Un arrière-grand-père veut avoir accès à son arrière-petit enfant alors que ses parents sont en train de se séparer.

Extrait du jugement

« L’arrière-grand-père s’est pour ainsi dire invité dans le litige entre les parents de l’enfant, prenant ouvertement le parti du père de l’enfant alors qu’il sait, ou devrait savoir, que ce conflit engendre un grand stress pour [la mère] et qu’il est porteur d’une charge émotive considérable. »

La décision

Droit d’accès refusé

Décision rendue en décembre 2015

La cause

Des parents disent que les grands-parents sapent leur autorité devant leur fils. Il semble que les parents ont suspendu les visites à la grand-mère quand ils ont soupçonné que c’était elle qui avait fait un signalement à la DPJ, ce que nient les grands-parents.

Extrait du jugement

« L’enfant a grandi en étroite relation avec ses grands-parents paternels et maternels. […] L’enfant a subi plusieurs bouleversements depuis sa naissance : d’abord le décès de son jeune frère, ensuite la séparation de ses parents puis la réconciliation et finalement, le changement de sexe de sa mère qui a nécessité des rencontres avec un psychologue. »

La décision

Droits d’accès accordés tous les deuxièmes samedis, de 9 h à 20 h, trois jours consécutifs pendant les Fêtes, y compris les couchers, quatre jours consécutifs pendant l’été (et plus encore).
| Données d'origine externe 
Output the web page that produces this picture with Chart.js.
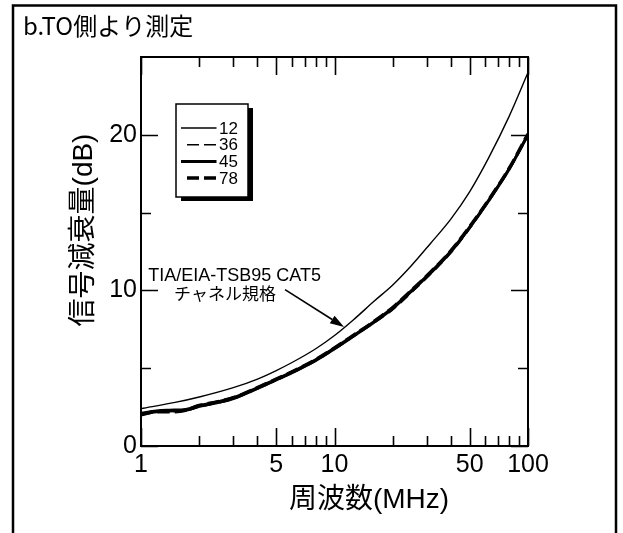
<!DOCTYPE html>
<html>
<head>
<meta charset="utf-8">
<script src="https://cdn.jsdelivr.net/npm/chart.js@4.4.1/dist/chart.umd.min.js"></script>
<style>
  html, body { margin: 0; padding: 0; background: #fff; }
  #wrap { width: 623px; height: 533px; position: relative; }
</style>
</head>
<body>
<div id="wrap"><canvas id="c" width="623" height="533"></canvas></div>
<script>
// ---- data ----
const chartTitle = 'b.TO側より測定';
const xTitle = '周波数(MHz)';
const yTitle = '信号減衰量(dB)';
const specLabel1 = 'TIA/EIA-TSB95 CAT5';
const specLabel2 = 'チャネル規格';

const specFreq   = [1, 1.5, 2, 3, 4, 5, 6, 8, 10, 12.5, 16, 20, 25, 31.25, 40, 50, 62.5, 80, 100];
const specValues = [2.4, 2.8, 3.15, 3.75, 4.3, 4.85, 5.35, 6.25, 7.1, 8.1, 9.3, 10.35, 11.6, 13.0, 14.6, 16.35, 18.5, 21.2, 24.0];

const measFreq = [1, 1.2, 1.4, 1.7, 2, 2.5, 3, 4, 5, 6, 8, 10, 12.5, 16, 20, 25, 31.25, 40, 50, 62.5, 80, 100];
const s12 = [2.15, 2.3, 2.35, 2.4, 2.65, 2.9, 3.15, 3.8, 4.35, 4.8, 5.6, 6.35, 7.15, 8.05, 8.95, 10.05, 11.2, 12.6, 14.15, 15.85, 17.9, 20.1];
const s36 = [2.0, 2.15, 2.2, 2.25, 2.5, 2.75, 3.0, 3.65, 4.2, 4.65, 5.45, 6.2, 7.0, 7.9, 8.75, 9.85, 11.0, 12.4, 13.95, 15.7, 17.75, 19.95];
const s45 = [2.05, 2.2, 2.25, 2.3, 2.55, 2.8, 3.05, 3.7, 4.25, 4.7, 5.5, 6.25, 7.05, 7.95, 8.85, 9.95, 11.1, 12.5, 14.05, 15.75, 17.8, 20.0];
const s78 = [2.0, 2.2, 2.2, 2.3, 2.6, 2.85, 3.1, 3.75, 4.3, 4.75, 5.55, 6.3, 7.1, 8.0, 8.9, 10.0, 11.15, 12.55, 14.1, 15.8, 17.85, 20.05];
const seriesLabels = ['12', '36', '45', '78'];

const xTickLabels = [1, 5, 10, 50, 100];
const xMinorTicks = [2, 3, 4, 6, 7, 8, 9, 20, 30, 40, 60, 70, 80, 90];
const yTickLabels = [0, 10, 20];
const yMinorTicks = [5, 15];

// ---- helpers ----
const LATIN = '"Liberation Sans", "Noto Sans CJK JP", sans-serif';
const pts = (xs, ys) => xs.map((x, i) => ({ x: x, y: ys[i] }));

const frameAndText = {
  id: 'frameAndText',
  beforeDraw(chart) {
    const ctx = chart.ctx;
    ctx.save();
    ctx.fillStyle = '#fff';
    ctx.fillRect(0, 0, chart.width, chart.height);
    ctx.strokeStyle = '#000';
    ctx.lineWidth = 2.5;
    ctx.strokeRect(13, 5.5, 603, 600);
    ctx.fillStyle = '#000';
    ctx.font = '24px "Noto Sans CJK JP", sans-serif';
    ctx.textBaseline = 'middle';
    ctx.textAlign = 'left';
    ctx.fillText(chartTitle, 23, 26);
    ctx.restore();
  },
  afterDraw(chart) {
    const ctx = chart.ctx;
    const a = chart.chartArea;
    const xs = chart.scales.x, ys = chart.scales.y;
    ctx.save();
    ctx.strokeStyle = '#000';
    ctx.lineWidth = 2;
    ctx.strokeRect(a.left, a.top, a.right - a.left, a.bottom - a.top);
    // inward ticks
    ctx.lineWidth = 1.6;
    ctx.beginPath();
    const xt = (v, len) => {
      const p = Math.round(xs.getPixelForValue(v)) + 0.5;
      ctx.moveTo(p, a.bottom); ctx.lineTo(p, a.bottom - len);
      ctx.moveTo(p, a.top); ctx.lineTo(p, a.top + len);
    };
    const yt = (v, len) => {
      const p = Math.round(ys.getPixelForValue(v)) + 0.5;
      ctx.moveTo(a.left, p); ctx.lineTo(a.left + len, p);
      ctx.moveTo(a.right, p); ctx.lineTo(a.right - len, p);
    };
    xTickLabels.forEach(v => xt(v, 18));
    xMinorTicks.forEach(v => xt(v, 10));
    yTickLabels.forEach(v => yt(v, 17));
    yMinorTicks.forEach(v => yt(v, 10));
    ctx.stroke();

    // axis titles
    ctx.fillStyle = '#000';
    ctx.font = '28px ' + LATIN;
    ctx.textAlign = 'center';
    ctx.textBaseline = 'middle';
    ctx.fillText(xTitle, 369, 500);
    ctx.save();
    ctx.translate(84, 230);
    ctx.rotate(-Math.PI / 2);
    ctx.fillText(yTitle, 0, 0);
    ctx.restore();

    // annotation
    ctx.font = '18px ' + LATIN;
    ctx.textAlign = 'left';
    ctx.fillText(specLabel1, xs.getPixelForValue(1.09), ys.getPixelForValue(10.95));
    ctx.font = '17px "Noto Sans CJK JP", sans-serif';
    ctx.textAlign = 'center';
    ctx.fillText(specLabel2, xs.getPixelForValue(2.72), ys.getPixelForValue(9.8));
    const x0 = xs.getPixelForValue(5.55), y0 = ys.getPixelForValue(10.05);
    const x1 = xs.getPixelForValue(11.2), y1 = ys.getPixelForValue(7.65);
    const ang = Math.atan2(y1 - y0, x1 - x0);
    const hl = 14, hw = 4.5;
    const bx = x1 - hl * Math.cos(ang), by = y1 - hl * Math.sin(ang);
    ctx.lineWidth = 1.6;
    ctx.beginPath(); ctx.moveTo(x0, y0); ctx.lineTo(bx, by); ctx.stroke();
    ctx.beginPath();
    ctx.moveTo(x1, y1);
    ctx.lineTo(bx + hw * Math.sin(ang), by - hw * Math.cos(ang));
    ctx.lineTo(bx - hw * Math.sin(ang), by + hw * Math.cos(ang));
    ctx.closePath(); ctx.fill();

    // legend box
    const lx = 176, ly = 104, lw = 72, lh = 93;
    ctx.fillRect(lx + 5, ly + 4, lw, lh);
    ctx.fillStyle = '#fff';
    ctx.fillRect(lx, ly, lw, lh);
    ctx.lineWidth = 1.5;
    ctx.strokeRect(lx, ly, lw, lh);
    const dsets = chart.data.datasets.filter(d => d.inLegend);
    ctx.font = '17px ' + LATIN;
    ctx.textAlign = 'left';
    ctx.fillStyle = '#000';
    dsets.forEach((d, i) => {
      const yy = 128 + i * 16.7;
      const dashed = d.borderDash && d.borderDash.length;
      ctx.save();
      ctx.lineWidth = d.borderWidth;
      ctx.setLineDash(dashed ? [12, 5] : []);
      ctx.lineCap = 'butt';
      ctx.beginPath(); ctx.moveTo(dashed ? 187 : 181, yy); ctx.lineTo(216.5, yy); ctx.stroke();
      ctx.restore();
      ctx.fillText(d.label, 219, yy + 1);
    });
    ctx.restore();
  }
};

const lineStyle = { borderColor: '#000', pointRadius: 0, cubicInterpolationMode: 'monotone' };

new Chart(document.getElementById('c'), {
  type: 'line',
  data: {
    datasets: [
      Object.assign({ label: 'spec', data: pts(specFreq, specValues), borderWidth: 1.4, inLegend: false }, lineStyle),
      Object.assign({ label: seriesLabels[0], data: pts(measFreq, s12), borderWidth: 1.4, inLegend: true }, lineStyle),
      Object.assign({ label: seriesLabels[1], data: pts(measFreq, s36), borderWidth: 1.4, borderDash: [10, 6], inLegend: true }, lineStyle),
      Object.assign({ label: seriesLabels[2], data: pts(measFreq, s45), borderWidth: 3, inLegend: true }, lineStyle),
      Object.assign({ label: seriesLabels[3], data: pts(measFreq, s78), borderWidth: 3.5, borderDash: [12, 5], inLegend: true }, lineStyle)
    ]
  },
  options: {
    responsive: false,
    animation: false,
    devicePixelRatio: 1,
    layout: { padding: { left: 0, right: 95, top: 57, bottom: 0 } },
    plugins: { legend: { display: false }, title: { display: false }, tooltip: { enabled: false } },
    scales: {
      x: {
        type: 'logarithmic', min: 1, max: 100,
        afterBuildTicks: s => { s.ticks = xTickLabels.map(v => ({ value: v })); },
        afterFit: s => { s.height = 87; },
        grid: { display: false, drawTicks: false },
        border: { display: false },
        ticks: { color: '#000', font: { family: LATIN, size: 25 }, padding: 4, maxRotation: 0, autoSkip: false, callback: v => String(v) }
      },
      y: {
        type: 'linear', min: 0, max: 25,
        afterBuildTicks: s => { s.ticks = yTickLabels.map(v => ({ value: v })); },
        afterFit: s => { s.width = 141; },
        grid: { display: false, drawTicks: false },
        border: { display: false },
        ticks: { color: '#000', font: { family: LATIN, size: 25 }, padding: 4, callback: v => String(v) }
      }
    }
  },
  plugins: [frameAndText]
});
</script>
</body>
</html>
Décision rendue en novembre 2015

La cause

Une grand-mère reproche à sa bru la correction verbale qu’elle vient d’infliger à sa fille. La mère, furieuse, pousse sa belle-mère, qui tombe. La grand-mère porte plainte à la police. Depuis lors, les parents ne veulent plus voir la grand-mère. Les parents reprochent à la grand-mère de ne pas respecter leurs méthodes éducatives, et d’avoir notamment coupé les cheveux de l’enfant sans leur accord. Les parents, qui ont déménagé une dizaine de fois et qui sont partis sans payer leur loyer à quelques reprises, sont manifestement instables.

Extrait du jugement

« Considérant l’intérêt supérieur de l’enfant, il est souhaitable que les parties, de part et d’autre, démontrent de la maturité et la protègent en conséquence. D’ailleurs, une ordonnance interdisant aux parties de se dénigrer et de se critiquer mutuellement devant l’enfant permettra de répondre à cette préoccupation tout à fait légitime des parents. »

La décision

Droits d’accès accordés : deux journées pendant le temps des Fêtes, le premier samedi de chaque mois de 11 h à 17 h.

* À noter que ces jugements ne disent pas comment cela s’est vécu ensuite et si les parents ont réellement permis l’accès aux enfants.